# Twin Six Rando gravel frame, set up with risers (?), and electrified (Bafang)



## jetski (May 22, 2018)

Hi, I am new on here, and actually originating from the singlespeed fixed gear world, and this gravel thing is quite new to me.

I thought about sharing my newest project with you, and asking for some input: I just bought a used black 59cm Twin Six Rando frameset for 240 British pounds on Ebay:








It's going to be something I have thought about for quite some time:
A gravel/CX-like bike with 9 or 10 (or 11?) speeds and a Bafang BBS01 250W motor, and unlike most gravel bikes, it will not be set up with road handlebars, but with risers. This is how the Twin Six Rando normally looks: https://vimeo.com/192194084

The bike will be used mostly on car+bike holidays, going to places like Italian alps, maybe also north european highlands and the likes, where I want to drive to trailheads and then do remote singletracks. The motor will be there to assist on long uphill sections, and because I am old and lazy ;-)
I might be also considering using the bike for bike-only holidays, then maybe with more racks added.
I already own the motor but never had the bike for it. I once mounted it on a classic road frame, but it doesn't make much sense, so I am really happy that the Rando is finally a good home for this motor with it's more beefy steel tubing and disc brakes.
Actually, I am someone who needs a short reach and a super high stack, due to a back surgery in the past, and still having some back issues. Therefore, my idea is to run this build not with road handlebars, but with a short stem (40-50mm) and risers. The short stem will reduce the reach, which is a bit too much with a 58cm toptube, and the risers will add some more stack (which I can't have enough of, even considering that the frame that I have bought has some extra length left on the fork steerer).
What I am wondering is: I am VERY used to riding ~40-42cm Nitto risers on singlespeed track frames in the city. I really don't get along with typical +700mm MTB/CX risers (I have even cut down the bars on my 24" BMX to 680mm), and I am wondering what a good solution would be in this build? Also considering that I need a bit more grip space as I have to fit at least one shifter pod. Maybe a Nitto B267? That would be 52cm, 10cm more than I am used to, and it has a 31.8mm clamping area, but maybe too short for a shifter pod. Or the NITTO B801AA might be a better choice, but it gets me into the ~700mm width again.
Is there a (really high >2-3") riser with 31.8mm clamp in the ~600mm range? Googled for some hours but without success. Maybe combined with a Thomson 40mm elite stem. Let me know if you have other ideas.

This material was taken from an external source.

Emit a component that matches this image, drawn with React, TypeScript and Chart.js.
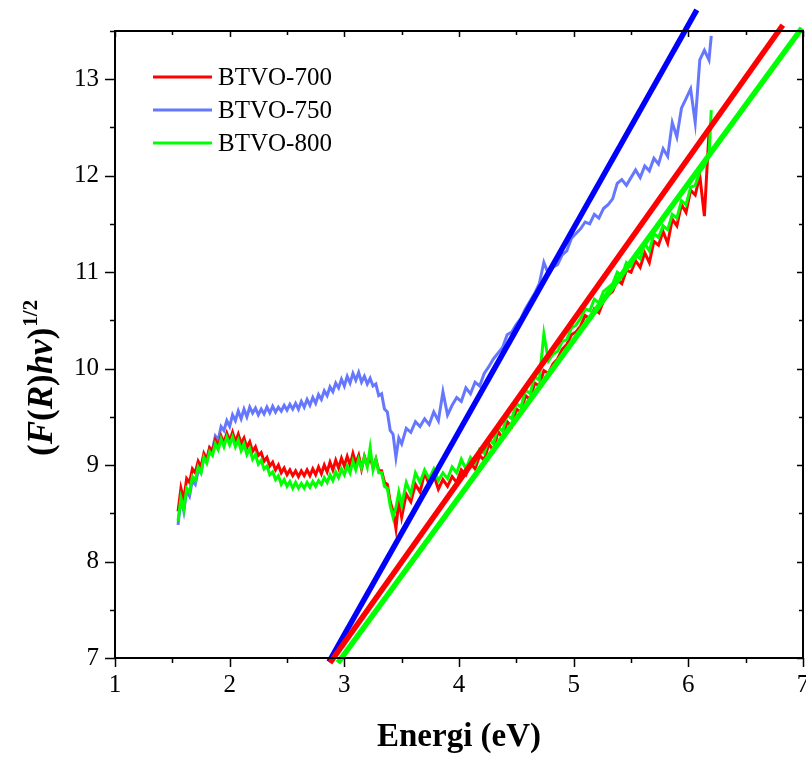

Here's a quick and dirty mockup, let me know what you think! (the motor not added yet).

Normal twin six rando:









My sketch:









I would really appreciate to get some input especially on the "risers on gravel bike" thing, apparently gravel bikes always come with drops, but I bet that rarely ever anyone rides them in the drops.


----------



## minimusprime (May 26, 2009)

use a swept back bar such as the jones H bar. I use a kona dew for commuting purposes and also as an optional bike when my back hurts. (i had back surgery 12 months ago) The upright seating position is a life saver. Here's an image gallery of the bike I'm talking about.


http://imgur.com/B8BY1

 I will some day fit a bafang setup onto this bike as well. It rides single track quite well and is a super comfortable setup.

regarding the rest of your plans I don't have much for comment. That bike has very road bike geometry and it's not going to be very fun at all on anything but pavement IMO. However, to each their own.

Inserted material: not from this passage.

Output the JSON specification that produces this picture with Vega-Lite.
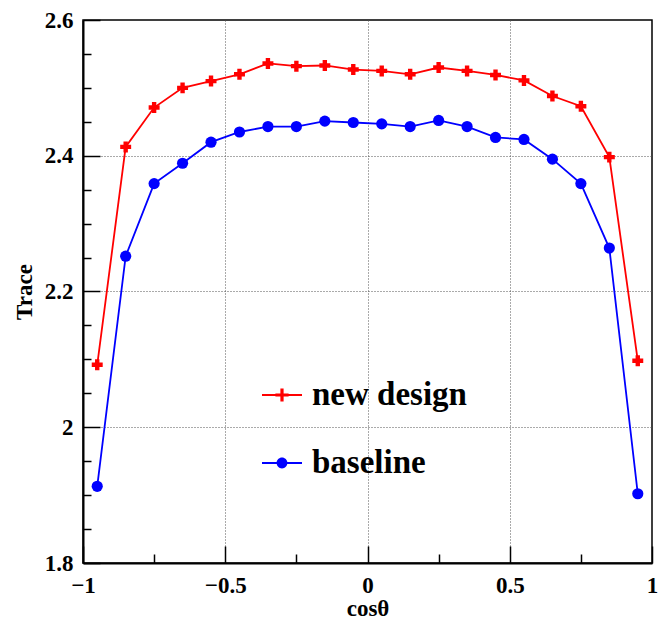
{
  "$schema": "https://vega.github.io/schema/vega-lite/v6.json",
  "width": 569,
  "height": 543,
  "autosize": {"type": "none"},
  "padding": {"left": 83, "top": 20, "right": 7, "bottom": 56},
  "background": "white",
  "config": {
    "view": {"stroke": "black", "strokeWidth": 1.5},
    "axis": {
      "labelFont": "Liberation Serif",
      "labelFontWeight": "bold",
      "labelFontSize": 23,
      "labelColor": "black",
      "titleFont": "Liberation Serif",
      "titleFontWeight": "bold",
      "titleFontSize": 23,
      "titleColor": "black",
      "domainColor": "black",
      "domainWidth": 2,
      "tickColor": "black",
      "tickWidth": 1.5,
      "gridColor": "#555555",
      "gridDash": [1, 2],
      "gridWidth": 1,
      "labelFlush": false,
      "labelOverlap": false
    }
  },
  "data": {
    "values": [
      {"x": -0.95, "y": 2.092, "series": "new design"},
      {"x": -0.85, "y": 2.413, "series": "new design"},
      {"x": -0.75, "y": 2.471, "series": "new design"},
      {"x": -0.65, "y": 2.500, "series": "new design"},
      {"x": -0.55, "y": 2.510, "series": "new design"},
      {"x": -0.45, "y": 2.520, "series": "new design"},
      {"x": -0.35, "y": 2.536, "series": "new design"},
      {"x": -0.25, "y": 2.532, "series": "new design"},
      {"x": -0.15, "y": 2.533, "series": "new design"},
      {"x": -0.05, "y": 2.527, "series": "new design"},
      {"x": 0.05, "y": 2.525, "series": "new design"},
      {"x": 0.15, "y": 2.520, "series": "new design"},
      {"x": 0.25, "y": 2.530, "series": "new design"},
      {"x": 0.35, "y": 2.525, "series": "new design"},
      {"x": 0.45, "y": 2.519, "series": "new design"},
      {"x": 0.55, "y": 2.511, "series": "new design"},
      {"x": 0.65, "y": 2.488, "series": "new design"},
      {"x": 0.75, "y": 2.473, "series": "new design"},
      {"x": 0.85, "y": 2.398, "series": "new design"},
      {"x": 0.95, "y": 2.098, "series": "new design"},
      {"x": -0.95, "y": 1.913, "series": "baseline"},
      {"x": -0.85, "y": 2.252, "series": "baseline"},
      {"x": -0.75, "y": 2.359, "series": "baseline"},
      {"x": -0.65, "y": 2.389, "series": "baseline"},
      {"x": -0.55, "y": 2.420, "series": "baseline"},
      {"x": -0.45, "y": 2.435, "series": "baseline"},
      {"x": -0.35, "y": 2.443, "series": "baseline"},
      {"x": -0.25, "y": 2.443, "series": "baseline"},
      {"x": -0.15, "y": 2.451, "series": "baseline"},
      {"x": -0.05, "y": 2.449, "series": "baseline"},
      {"x": 0.05, "y": 2.447, "series": "baseline"},
      {"x": 0.15, "y": 2.443, "series": "baseline"},
      {"x": 0.25, "y": 2.452, "series": "baseline"},
      {"x": 0.35, "y": 2.443, "series": "baseline"},
      {"x": 0.45, "y": 2.427, "series": "baseline"},
      {"x": 0.55, "y": 2.424, "series": "baseline"},
      {"x": 0.65, "y": 2.395, "series": "baseline"},
      {"x": 0.75, "y": 2.359, "series": "baseline"},
      {"x": 0.85, "y": 2.264, "series": "baseline"},
      {"x": 0.95, "y": 1.902, "series": "baseline"}
    ]
  },
  "encoding": {
    "x": {
      "field": "x",
      "type": "quantitative",
      "scale": {"domain": [-1, 1], "nice": false, "zero": false},
      "axis": {
        "title": "cosθ",
        "titlePadding": -8,
        "values": [-1, -0.75, -0.5, -0.25, 0, 0.25, 0.5, 0.75, 1],
        "labelExpr": "abs(datum.value*2 - round(datum.value*2)) < 0.001 ? format(datum.value, '~g') : ''",
        "tickSize": {"condition": {"test": "abs(datum.value*2 - round(datum.value*2)) < 0.001", "value": -17}, "value": -9},
        "labelPadding": 28,
        "grid": true,
        "gridOpacity": {"condition": {"test": "abs(datum.value*2 - round(datum.value*2)) < 0.001 && abs(datum.value) < 0.99", "value": 1}, "value": 0}
      }
    },
    "y": {
      "field": "y",
      "type": "quantitative",
      "scale": {"domain": [1.8, 2.6], "nice": false, "zero": false},
      "axis": {
        "title": "Trace",
        "titlePadding": 8,
        "values": [1.8, 1.85, 1.9, 1.95, 2.0, 2.05, 2.1, 2.15, 2.2, 2.25, 2.3, 2.35, 2.4, 2.45, 2.5, 2.55, 2.6],
        "labelExpr": "abs(datum.value*5 - round(datum.value*5)) < 0.001 ? format(datum.value, '~g') : ''",
        "tickSize": {"condition": {"test": "abs(datum.value*5 - round(datum.value*5)) < 0.001", "value": -17}, "value": -8},
        "labelPadding": 27,
        "grid": true,
        "gridOpacity": {"condition": {"test": "abs(datum.value*5 - round(datum.value*5)) < 0.001 && datum.value > 1.81 && datum.value < 2.59", "value": 1}, "value": 0}
      }
    },
    "color": {
      "field": "series",
      "type": "nominal",
      "scale": {"domain": ["new design", "baseline"], "range": ["#ff0000", "#0000ff"]},
      "legend": {
        "orient": "none",
        "legendX": 179,
        "legendY": 355,
        "title": null,
        "padding": 0,
        "labelFont": "Liberation Serif",
        "labelFontWeight": "bold",
        "labelFontSize": 33,
        "labelColor": "black",
        "labelOffset": 10,
        "symbolSize": 1600,
        "rowPadding": 31,
        "labelLimit": 400,
        "encode": {
          "symbols": {
            "update": {
              "shape": {"signal": "datum.value === 'new design' ? 'M-1,-0.05H1V0.05H-1ZM-0.08,-0.33H0.08V-0.08H0.33V0.08H0.08V0.33H-0.08V0.08H-0.33V-0.08H-0.08Z' : 'M-1,-0.05H1V0.05H-1ZM-0.27,0A0.27,0.27,0,1,1,0.27,0A0.27,0.27,0,1,1,-0.27,0Z'"},
              "fill": {"scale": "color", "field": "value"},
              "fillOpacity": {"value": 1},
              "stroke": {"value": "transparent"},
              "strokeWidth": {"value": 0},
              "opacity": {"value": 1}
            }
          }
        }
      }
    }
  },
  "layer": [
    {
      "mark": {"type": "line", "strokeWidth": 1.8}
    },
    {
      "transform": [{"filter": "datum.series === 'new design'"}],
      "mark": {"type": "point", "shape": "cross", "filled": true, "opacity": 1, "size": 120}
    },
    {
      "transform": [{"filter": "datum.series === 'baseline'"}],
      "mark": {"type": "point", "shape": "circle", "filled": true, "opacity": 1, "size": 125}
    }
  ]
}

Regarding gravel bikes and riding in the drops. You are incorrect about that. I have a gravel bike and I ride in the drops about 50% of the time I ride it.


----------



## life behind bars (May 24, 2014)

You probably want to post this here;

E-Bikes - Mtbr.com


----------



## Velobike (Jun 23, 2007)

jetski said:


> Hi, I am new on here, and actually originating from the singlespeed fixed gear world, and this gravel thing is quite new to me....
> 
> ...I would really appreciate to get some input especially on the "risers on gravel bike" thing, apparently gravel bikes always come with drops, but I bet that rarely ever anyone rides them in the drops.


Gravel bikes are still in the early stages of their evolution IMO.

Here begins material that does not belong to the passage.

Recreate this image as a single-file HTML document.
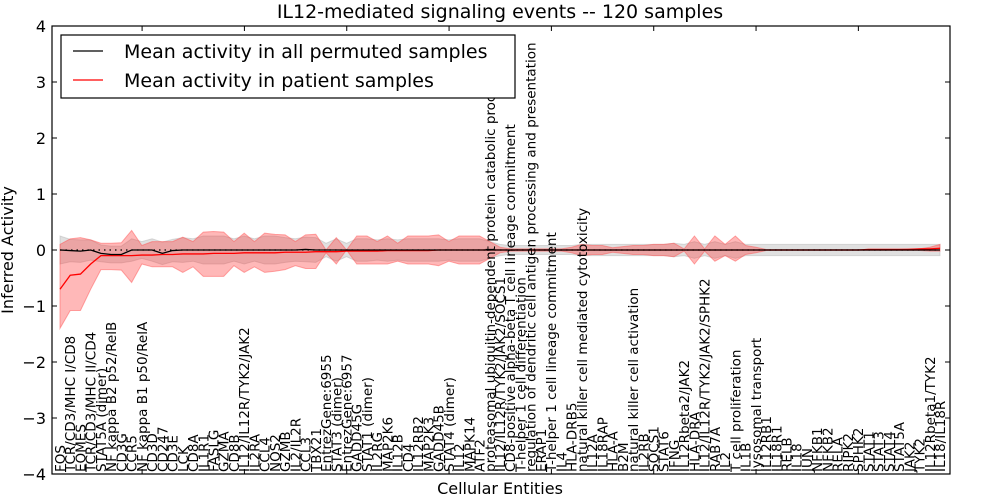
<!DOCTYPE html>
<html><head><meta charset="utf-8"><style>
body{margin:0;background:#fff;}
svg{display:block;font-family:"DejaVu Sans","Liberation Sans",sans-serif;}
</style></head><body>
<svg id="chart" width="1000" height="500" viewBox="0 0 1000 500" xmlns="http://www.w3.org/2000/svg">
<defs><clipPath id="clip"><rect x="52" y="26" width="898" height="448"/></clipPath></defs>
<rect x="0" y="0" width="1000" height="500" fill="#fff"/>
<g id="plot"></g>
<text x="500" y="18" text-anchor="middle" font-size="19">IL12-mediated signaling events -- 120 samples</text>
<text x="500" y="494" text-anchor="middle" font-size="16">Cellular Entities</text>
<text transform="translate(13,250) rotate(-90)" text-anchor="middle" font-size="16">Inferred Activity</text>
<g>
<rect x="61" y="35" width="454" height="63" fill="#fff" stroke="#000" stroke-width="1.2"/>
<line x1="73" y1="51" x2="103" y2="51" stroke="#000" stroke-width="1.2"/>
<text x="124" y="58" font-size="19">Mean activity in all permuted samples</text>
<line x1="73" y1="80" x2="103" y2="80" stroke="#f00" stroke-width="1.2"/>
<text x="124" y="87" font-size="19">Mean activity in patient samples</text>
</g>
</svg>
<script>
const categories=["FOS","TCR/CD3/MHC I/CD8","EOMES","TCR/CD3/MHC II/CD4","STAT5A (dimer)","NF kappa B2 p52/RelB","CD3G","CCR5","NF kappa B1 p50/RelA","CD3D","CD247","CD3E","LCK","CD8A","IL1R1","FASLG","GZMA","CD8B","IL12/IL12R/TYK2/JAK2","IL2RA","CCL4","NOS2","GZMB","IL2/IL2R","CCL3","TBX21","EntrezGene:6955","STAT3 (dimer)","EntrezGene:6957","GADD45G","STAT1 (dimer)","IL2RG","MAP2K6","IL12B","CD4","IL12RB2","MAP2K3","GADD45B","STAT4 (dimer)","IL12","MAPK14","ATF2","proteasomal ubiquitin-dependent protein catabolic process","IL12/IL12R/TYK2/JAK2/SOCS1","CD8-positive alpha-beta T cell lineage commitment","T-helper 1 cell differentiation","regulation of dendritic cell antigen processing and presentation","ERAP1","T-helper 1 cell lineage commitment","IL4","HLA-DRB5","natural killer cell mediated cytotoxicity","IL12A","IL18RAP","HLA-A","B2M","natural killer cell activation","IL2RB","SOCS1","STAT6","IFNG","IL12Rbeta2/JAK2","HLA-DRA","IL12/IL12R/TYK2/JAK2/SPHK2","RAB7A","IL2","T cell proliferation","IL1B","lysosomal transport","IL12RB1","IL18R1","RELB","IL18","JUN","NFKB1","NFKB2","RELA","RIPK2","SPHK2","STAT1","STAT3","STAT4","STAT5A","JAK2","TYK2","IL12Rbeta1/TYK2","IL18/IL18R"];
const patientMean=[-0.7,-0.45,-0.43,-0.25,-0.1,-0.1,-0.1,-0.1,-0.09,-0.09,-0.08,-0.08,-0.07,-0.07,-0.07,-0.06,-0.06,-0.06,-0.05,-0.05,-0.05,-0.05,-0.04,-0.04,-0.04,-0.03,-0.03,-0.03,-0.02,-0.02,-0.02,-0.02,-0.01,-0.01,-0.01,-0.01,-0.01,0,0,0,0,0,0,0,0,0,0,0,0,0,0,0,0,0,0,0,0,0,0,0,0,0,0,0,0,0,0,0,0,0,0,0,0,0,0,0,0,0,0,0.01,0.01,0.01,0.01,0.01,0.02,0.02,0.03];
const patientHi=[0.1,0.2,0.22,0.18,0.12,0.12,0.13,0.35,0.08,0.15,0.15,0.15,0.23,0.15,0.32,0.33,0.32,0.15,0.3,0.15,0.3,0.28,0.27,0.15,0.27,0.28,0.0,0.22,0.0,0.25,0.25,0.15,0.25,0.12,0.25,0.25,0.25,0.27,0.15,0.25,0.25,0.25,0.15,0.05,0.02,0.02,0.02,0.02,0.02,0.02,0.05,0.1,0.08,0.08,0.04,0.06,0.08,0.08,0.1,0.1,0.12,0.02,0.25,0.02,0.25,0.1,0.25,0.08,0.05,0.01,0.01,0.01,0.01,0.01,0.01,0.01,0.01,0.01,0.01,0.01,0.01,0.01,0.01,0.02,0.02,0.05,0.1];
const patientLo=[-1.4,-1.08,-1.08,-0.7,-0.35,-0.35,-0.36,-0.58,-0.25,-0.3,-0.3,-0.3,-0.4,-0.3,-0.47,-0.47,-0.47,-0.28,-0.4,-0.3,-0.4,-0.38,-0.35,-0.28,-0.33,-0.33,-0.05,-0.25,0.0,-0.25,-0.25,-0.25,-0.25,-0.2,-0.25,-0.25,-0.25,-0.28,-0.2,-0.25,-0.25,-0.25,-0.15,-0.05,-0.02,-0.02,-0.02,-0.02,-0.02,-0.02,-0.05,-0.1,-0.08,-0.08,-0.04,-0.06,-0.08,-0.08,-0.1,-0.1,-0.12,-0.02,-0.25,-0.02,-0.2,-0.1,-0.2,-0.08,-0.05,-0.01,-0.01,-0.01,-0.01,-0.01,-0.01,-0.01,-0.01,-0.01,-0.01,-0.01,-0.01,-0.01,-0.01,-0.01,-0.01,-0.02,-0.02];
const permutedMean=[0,-0.01,-0.02,0,-0.06,-0.08,-0.08,0,0,0,-0.06,-0.01,0,0,0,0,0,0,0,0,0,0,0,0,0.01,0,0,0,0,0,0,0,0,0,0,0,0,0,0,0,0,0,0,0,0,0,0,0,0,0,0,0,0,0,0,0,0,0,0,0,0,0,0,0,0,0,0,0,0,0,0,0,0,0,0,0,0,0,0,0,0,0,0,0,0,0,0];
const permutedSd=[0.25,0.2,0.2,0.18,0.15,0.15,0.15,0.2,0.15,0.2,0.2,0.2,0.22,0.2,0.25,0.25,0.25,0.2,0.25,0.2,0.25,0.25,0.22,0.2,0.22,0.22,0.12,0.2,0.12,0.2,0.2,0.18,0.2,0.18,0.2,0.2,0.2,0.2,0.18,0.2,0.2,0.2,0.15,0.1,0.08,0.08,0.08,0.08,0.08,0.08,0.08,0.1,0.1,0.1,0.1,0.1,0.1,0.1,0.1,0.1,0.12,0.1,0.15,0.1,0.15,0.1,0.15,0.1,0.1,0.1,0.1,0.1,0.1,0.1,0.1,0.1,0.1,0.1,0.1,0.1,0.1,0.1,0.1,0.1,0.1,0.1,0.1];
const yTicks=[-4,-3,-2,-1,0,1,2,3,4];
const yTickLabels=["\u22124","\u22123","\u22122","\u22121","0","1","2","3","4"];
const xTickIdx=[9,19,29,39,49,59,69,79];

const NS="http://www.w3.org/2000/svg";
const L=52,R=950,T=26,B=474;
function xs(i){return 60+i*(880/(categories.length-1));}
function ys(v){return 250-v*56;}
const g=document.getElementById('plot');
function mk(tag,attrs,parent){const e=document.createElementNS(NS,tag);for(const k in attrs)e.setAttribute(k,attrs[k]);(parent||g).appendChild(e);return e;}
function band(lo,hi){let d="M"+categories.map((c,i)=>xs(i)+","+ys(hi[i])).join("L");for(let i=categories.length-1;i>=0;i--)d+="L"+xs(i)+","+ys(lo[i]);return d+"Z";}
const pHi=permutedMean.map((m,i)=>m+permutedSd[i]),pLo=permutedMean.map((m,i)=>m-permutedSd[i]);
const gb=mk('path',{d:band(pLo,pHi),fill:'#bbb','fill-opacity':'0.45',stroke:'#aaa','stroke-opacity':'0.4'});


const rb=mk('path',{d:band(patientLo,patientHi),fill:'#f33','fill-opacity':'0.35',stroke:'#f55','stroke-opacity':'0.5'});


const dl=mk('line',{x1:xs(0),y1:ys(0),x2:xs(categories.length-1),y2:ys(0),stroke:'#000','stroke-dasharray':'1.5,4','stroke-width':'1.2'});


const rl=mk('polyline',{points:patientMean.map((v,i)=>xs(i)+","+ys(v)).join(" "),fill:'none',stroke:'#f00','stroke-width':'1.3'});


const bl=mk('polyline',{points:permutedMean.map((v,i)=>xs(i)+","+ys(v)).join(" "),fill:'none',stroke:'#000','stroke-width':'1.3'});


const lg=mk('g',{'clip-path':'url(#clip)'});


categories.forEach((c,i)=>{
 const t=mk('text',{transform:`translate(${xs(i)+5},472) rotate(-90)`,'font-size':'13.5'},lg);
 t.textContent=c;
 
 
});
const fr=mk('rect',{x:L,y:T,width:R-L,height:B-T,fill:'none',stroke:'#000','stroke-width':'1.2'});


yTicks.forEach((v,k)=>{
 const y=ys(v);
 const t1=mk('line',{x1:L,y1:y,x2:L+5,y2:y,stroke:'#000'});
 
 
 const t2=mk('line',{x1:R,y1:y,x2:R-5,y2:y,stroke:'#000'});
 
 
 const lb=mk('text',{x:L-6,y:y+6,'text-anchor':'end','font-size':'16'});
 lb.textContent=yTickLabels[k];
 
 
});
xTickIdx.forEach(i=>{
 const x=xs(i)-10;
 const t1=mk('line',{x1:x,y1:T,x2:x,y2:T+5,stroke:'#000'});
 
 
 const t2=mk('line',{x1:x,y1:B,x2:x,y2:B-5,stroke:'#000'});
 
 
});
</script>
</body></html>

Despite the attempts at the pedants to stick them in a narrow niche, I think we'll eventually see a wide range of shapes and sizes.

The important thing is the tyre - you want something wide enough for riding on dirt and compliant enough to make up for the lack of suspension, then add to that the dual purpose of using the bike on the road, where you don't want big draggy lugs on the tyre.

There's no perfect tyre, but the best compromise lies in the a large volume smooth tyre that gets its grip from low pressure and the tyre conforming to the riding surfaces rather than a high pressure narrow tyre with lugs for grip. Quite a few of the latest designs are coming out with 2" tyres now. I suspect we'll see 2.35" become popular before long.

I have converted a number of bikes for gravel use and have used Schwalbe Big Apples (2.35"). They have performed well on a number of long rides both on and offroad.

As for handlebars, I think that's an irrelevance. Fit whatever curved piece of tubing that puts your hands in the best position for YOU, and don't worry about anyone else's opinion.

I usually use dropbars, but I suspect your idea of a riser bar may well be a good choice.

From what I've seen of gravel bikes, most have their drop bars set low like a road racing bike. Dropbar mtbs usually have them much higher, and the latest Canyon has a special bar for that purpose. How often do you think you're going to be riding at speeds where aerodynamics are critical? Fit a riser bar. 

BTW although I usually ride on 2.35" tyres and dropbars, last week I rode part of the HT550 route* on an On-One Pompino with a riser bar and 40mm tyres. Nice and comfortable.



(If you're in the UK, you'll know that is not a trivial track)


----------



## jetski (May 22, 2018)

The HT550 looks beautiful! Good to learn that this is doable with 40c, too.


----------